▶ [Instructions to follow]: Your task is to repeat the entries underneath exactly, minus the pictures.

--- start of Source records ---

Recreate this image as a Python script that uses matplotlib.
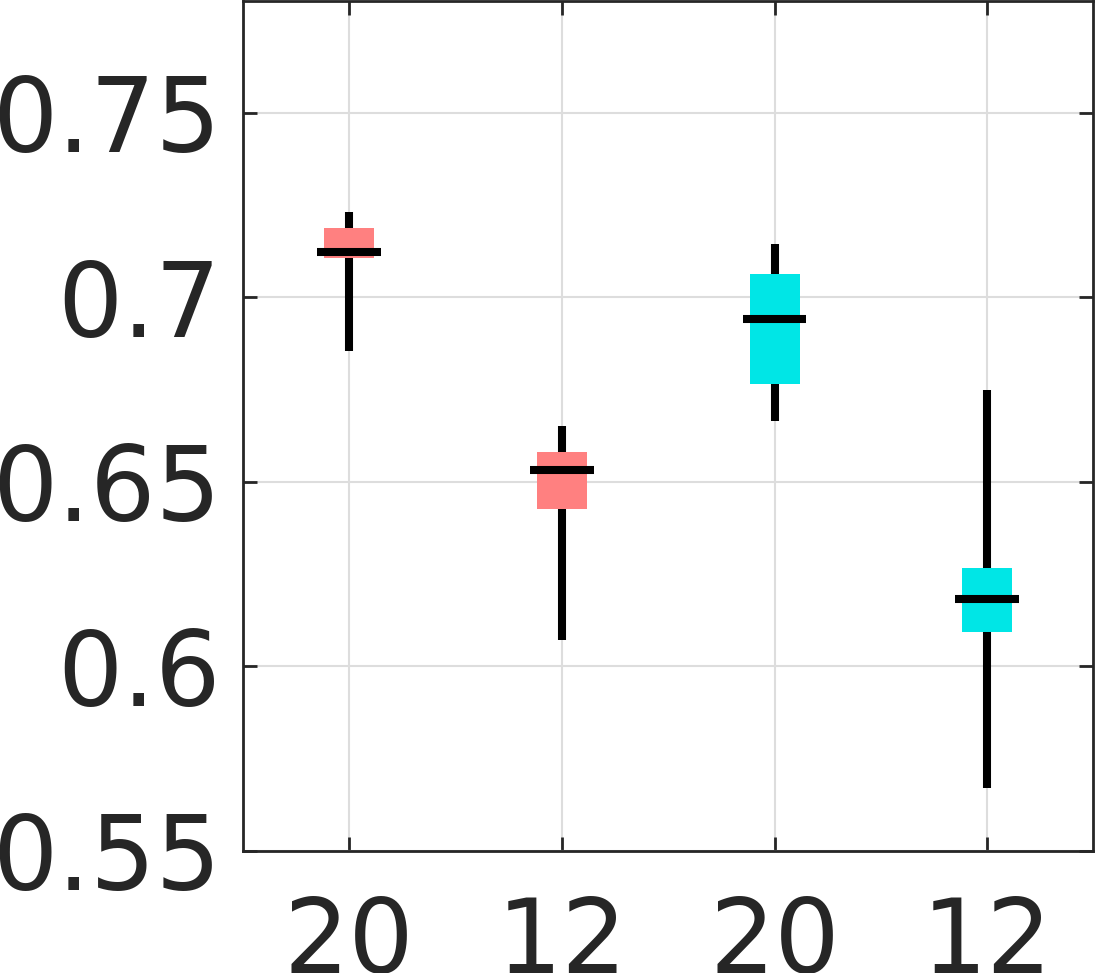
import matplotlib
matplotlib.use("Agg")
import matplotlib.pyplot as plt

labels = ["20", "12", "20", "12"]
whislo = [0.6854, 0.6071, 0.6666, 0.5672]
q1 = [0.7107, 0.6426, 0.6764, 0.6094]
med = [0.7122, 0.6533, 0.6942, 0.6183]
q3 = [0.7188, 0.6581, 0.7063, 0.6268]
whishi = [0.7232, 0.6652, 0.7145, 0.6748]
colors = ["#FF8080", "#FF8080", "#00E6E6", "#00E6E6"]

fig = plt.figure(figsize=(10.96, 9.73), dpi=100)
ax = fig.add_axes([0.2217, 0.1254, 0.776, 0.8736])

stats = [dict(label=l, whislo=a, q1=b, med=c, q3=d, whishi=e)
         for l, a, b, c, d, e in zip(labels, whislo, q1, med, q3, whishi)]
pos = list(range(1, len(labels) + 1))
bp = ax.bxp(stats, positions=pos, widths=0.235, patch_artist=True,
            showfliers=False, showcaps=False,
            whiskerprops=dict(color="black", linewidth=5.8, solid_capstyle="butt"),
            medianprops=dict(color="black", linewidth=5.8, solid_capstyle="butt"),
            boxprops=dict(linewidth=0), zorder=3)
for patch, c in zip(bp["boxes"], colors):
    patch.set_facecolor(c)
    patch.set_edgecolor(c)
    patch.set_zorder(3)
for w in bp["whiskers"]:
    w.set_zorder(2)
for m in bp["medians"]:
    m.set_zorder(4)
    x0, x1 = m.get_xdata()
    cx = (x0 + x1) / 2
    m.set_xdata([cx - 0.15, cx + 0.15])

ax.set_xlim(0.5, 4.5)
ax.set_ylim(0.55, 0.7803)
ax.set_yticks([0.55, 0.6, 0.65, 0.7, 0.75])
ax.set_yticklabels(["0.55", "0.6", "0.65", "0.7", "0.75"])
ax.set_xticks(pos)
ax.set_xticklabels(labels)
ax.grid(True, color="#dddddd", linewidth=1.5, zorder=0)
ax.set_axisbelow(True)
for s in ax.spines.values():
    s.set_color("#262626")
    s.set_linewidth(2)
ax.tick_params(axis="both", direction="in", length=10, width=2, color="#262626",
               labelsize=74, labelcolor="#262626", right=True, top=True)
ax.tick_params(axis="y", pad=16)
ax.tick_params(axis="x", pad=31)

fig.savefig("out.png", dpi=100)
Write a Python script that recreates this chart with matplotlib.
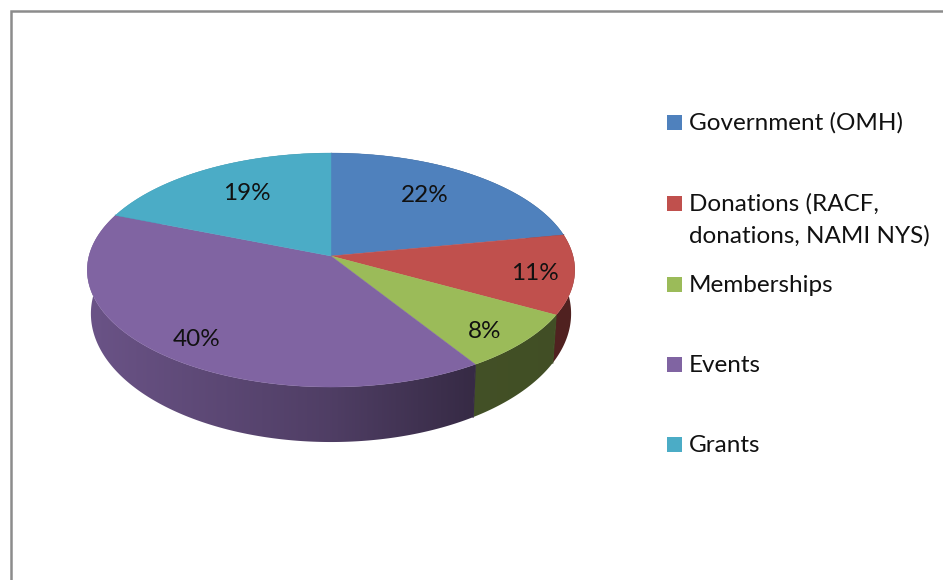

--- end of Source records ---

▶ [Answer below]:
Recreate this image as a Python script that uses matplotlib.
import matplotlib
matplotlib.use("Agg")
import matplotlib.pyplot as plt

labels = ["20", "12", "20", "12"]
whislo = [0.6854, 0.6071, 0.6666, 0.5672]
q1 = [0.7107, 0.6426, 0.6764, 0.6094]
med = [0.7122, 0.6533, 0.6942, 0.6183]
q3 = [0.7188, 0.6581, 0.7063, 0.6268]
whishi = [0.7232, 0.6652, 0.7145, 0.6748]
colors = ["#FF8080", "#FF8080", "#00E6E6", "#00E6E6"]

fig = plt.figure(figsize=(10.96, 9.73), dpi=100)
ax = fig.add_axes([0.2217, 0.1254, 0.776, 0.8736])

stats = [dict(label=l, whislo=a, q1=b, med=c, q3=d, whishi=e)
         for l, a, b, c, d, e in zip(labels, whislo, q1, med, q3, whishi)]
pos = list(range(1, len(labels) + 1))
bp = ax.bxp(stats, positions=pos, widths=0.235, patch_artist=True,
            showfliers=False, showcaps=False,
            whiskerprops=dict(color="black", linewidth=5.8, solid_capstyle="butt"),
            medianprops=dict(color="black", linewidth=5.8, solid_capstyle="butt"),
            boxprops=dict(linewidth=0), zorder=3)
for patch, c in zip(bp["boxes"], colors):
    patch.set_facecolor(c)
    patch.set_edgecolor(c)
    patch.set_zorder(3)
for w in bp["whiskers"]:
    w.set_zorder(2)
for m in bp["medians"]:
    m.set_zorder(4)
    x0, x1 = m.get_xdata()
    cx = (x0 + x1) / 2
    m.set_xdata([cx - 0.15, cx + 0.15])

ax.set_xlim(0.5, 4.5)
ax.set_ylim(0.55, 0.7803)
ax.set_yticks([0.55, 0.6, 0.65, 0.7, 0.75])
ax.set_yticklabels(["0.55", "0.6", "0.65", "0.7", "0.75"])
ax.set_xticks(pos)
ax.set_xticklabels(labels)
ax.grid(True, color="#dddddd", linewidth=1.5, zorder=0)
ax.set_axisbelow(True)
for s in ax.spines.values():
    s.set_color("#262626")
    s.set_linewidth(2)
ax.tick_params(axis="both", direction="in", length=10, width=2, color="#262626",
               labelsize=74, labelcolor="#262626", right=True, top=True)
ax.tick_params(axis="y", pad=16)
ax.tick_params(axis="x", pad=31)

fig.savefig("out.png", dpi=100)
Write a Python script that recreates this chart with matplotlib.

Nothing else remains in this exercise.